**Given task**
Only the lines from the top of the listing below to the line that has "const ticksY = [0, 20, 40, 60, 80, 100];" should be echoed, with both ends kept and pictures left out.

"""

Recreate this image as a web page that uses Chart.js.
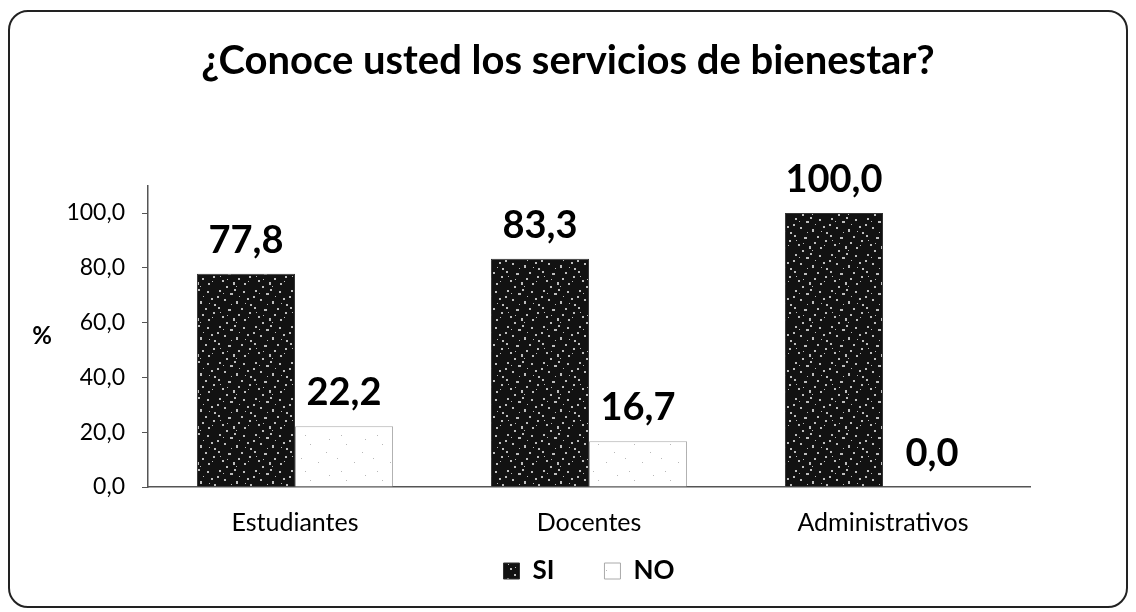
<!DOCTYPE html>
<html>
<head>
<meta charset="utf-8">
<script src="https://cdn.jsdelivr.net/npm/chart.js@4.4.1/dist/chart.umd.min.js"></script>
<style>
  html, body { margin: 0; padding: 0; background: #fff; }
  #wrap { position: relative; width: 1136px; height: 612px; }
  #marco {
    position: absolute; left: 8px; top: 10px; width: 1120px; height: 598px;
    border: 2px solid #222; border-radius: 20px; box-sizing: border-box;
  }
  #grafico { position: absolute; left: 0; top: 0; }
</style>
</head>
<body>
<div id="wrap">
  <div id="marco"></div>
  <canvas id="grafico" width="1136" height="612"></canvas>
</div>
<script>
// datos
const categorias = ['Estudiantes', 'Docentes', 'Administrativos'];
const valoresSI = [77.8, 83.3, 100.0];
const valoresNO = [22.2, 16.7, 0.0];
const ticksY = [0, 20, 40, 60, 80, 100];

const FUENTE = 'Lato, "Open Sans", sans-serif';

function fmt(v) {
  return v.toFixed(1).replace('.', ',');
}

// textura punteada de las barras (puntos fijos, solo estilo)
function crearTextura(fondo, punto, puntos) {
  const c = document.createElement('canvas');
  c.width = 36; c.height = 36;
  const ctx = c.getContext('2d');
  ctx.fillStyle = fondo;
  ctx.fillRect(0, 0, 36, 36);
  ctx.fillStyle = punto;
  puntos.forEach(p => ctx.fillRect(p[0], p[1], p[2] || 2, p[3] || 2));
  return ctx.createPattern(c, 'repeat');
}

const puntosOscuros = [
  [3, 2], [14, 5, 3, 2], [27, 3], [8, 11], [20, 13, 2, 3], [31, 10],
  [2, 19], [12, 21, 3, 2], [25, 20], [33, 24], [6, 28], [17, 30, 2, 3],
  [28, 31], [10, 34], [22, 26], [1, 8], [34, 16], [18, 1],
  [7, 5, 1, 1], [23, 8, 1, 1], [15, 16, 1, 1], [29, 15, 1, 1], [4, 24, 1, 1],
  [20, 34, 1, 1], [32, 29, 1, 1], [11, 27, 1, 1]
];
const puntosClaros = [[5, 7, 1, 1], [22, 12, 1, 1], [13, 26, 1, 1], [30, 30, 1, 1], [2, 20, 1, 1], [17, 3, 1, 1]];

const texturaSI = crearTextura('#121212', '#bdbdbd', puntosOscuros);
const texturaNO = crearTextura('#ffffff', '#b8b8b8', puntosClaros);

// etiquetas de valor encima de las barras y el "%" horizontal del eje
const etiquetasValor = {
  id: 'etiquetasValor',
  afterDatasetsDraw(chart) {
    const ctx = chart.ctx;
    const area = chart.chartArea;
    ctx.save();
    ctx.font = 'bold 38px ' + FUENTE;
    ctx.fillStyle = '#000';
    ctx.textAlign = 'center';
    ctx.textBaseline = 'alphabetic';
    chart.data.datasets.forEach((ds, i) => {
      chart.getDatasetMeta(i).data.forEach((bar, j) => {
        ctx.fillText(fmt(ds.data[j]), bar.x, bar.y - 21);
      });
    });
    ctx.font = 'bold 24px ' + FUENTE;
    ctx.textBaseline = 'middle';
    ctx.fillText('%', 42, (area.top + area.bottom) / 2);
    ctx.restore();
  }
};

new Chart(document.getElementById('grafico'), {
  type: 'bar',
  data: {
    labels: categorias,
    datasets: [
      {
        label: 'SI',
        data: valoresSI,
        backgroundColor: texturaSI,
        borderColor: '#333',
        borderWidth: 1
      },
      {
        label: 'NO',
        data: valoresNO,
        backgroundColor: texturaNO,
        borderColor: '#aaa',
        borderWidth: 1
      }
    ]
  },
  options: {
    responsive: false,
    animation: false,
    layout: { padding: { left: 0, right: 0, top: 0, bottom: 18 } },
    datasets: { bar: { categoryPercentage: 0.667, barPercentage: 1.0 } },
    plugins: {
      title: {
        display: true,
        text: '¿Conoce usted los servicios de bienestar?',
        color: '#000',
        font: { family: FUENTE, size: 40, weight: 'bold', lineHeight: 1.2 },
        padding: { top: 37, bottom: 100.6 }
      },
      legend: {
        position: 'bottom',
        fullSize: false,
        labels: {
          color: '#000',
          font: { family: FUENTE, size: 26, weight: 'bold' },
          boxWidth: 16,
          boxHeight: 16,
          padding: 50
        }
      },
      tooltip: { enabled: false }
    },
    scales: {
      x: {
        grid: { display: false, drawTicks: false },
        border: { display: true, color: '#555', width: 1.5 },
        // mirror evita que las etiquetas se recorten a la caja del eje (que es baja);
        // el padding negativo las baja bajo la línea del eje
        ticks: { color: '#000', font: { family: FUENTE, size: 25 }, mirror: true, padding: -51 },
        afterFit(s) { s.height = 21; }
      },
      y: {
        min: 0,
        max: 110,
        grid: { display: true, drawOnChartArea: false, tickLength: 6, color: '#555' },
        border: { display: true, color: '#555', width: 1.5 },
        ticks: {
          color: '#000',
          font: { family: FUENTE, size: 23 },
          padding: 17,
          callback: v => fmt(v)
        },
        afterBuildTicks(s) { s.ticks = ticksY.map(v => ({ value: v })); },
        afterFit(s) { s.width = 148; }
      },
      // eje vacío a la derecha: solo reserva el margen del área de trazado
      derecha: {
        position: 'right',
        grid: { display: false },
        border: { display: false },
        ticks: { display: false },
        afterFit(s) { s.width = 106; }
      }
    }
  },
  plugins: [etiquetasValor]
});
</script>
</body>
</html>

"""

**Answer to the problem**
Recreate this image as a web page that uses Chart.js.
<!DOCTYPE html>
<html>
<head>
<meta charset="utf-8">
<script src="https://cdn.jsdelivr.net/npm/chart.js@4.4.1/dist/chart.umd.min.js"></script>
<style>
  html, body { margin: 0; padding: 0; background: #fff; }
  #wrap { position: relative; width: 1136px; height: 612px; }
  #marco {
    position: absolute; left: 8px; top: 10px; width: 1120px; height: 598px;
    border: 2px solid #222; border-radius: 20px; box-sizing: border-box;
  }
  #grafico { position: absolute; left: 0; top: 0; }
</style>
</head>
<body>
<div id="wrap">
  <div id="marco"></div>
  <canvas id="grafico" width="1136" height="612"></canvas>
</div>
<script>
// datos
const categorias = ['Estudiantes', 'Docentes', 'Administrativos'];
const valoresSI = [77.8, 83.3, 100.0];
const valoresNO = [22.2, 16.7, 0.0];
const ticksY = [0, 20, 40, 60, 80, 100];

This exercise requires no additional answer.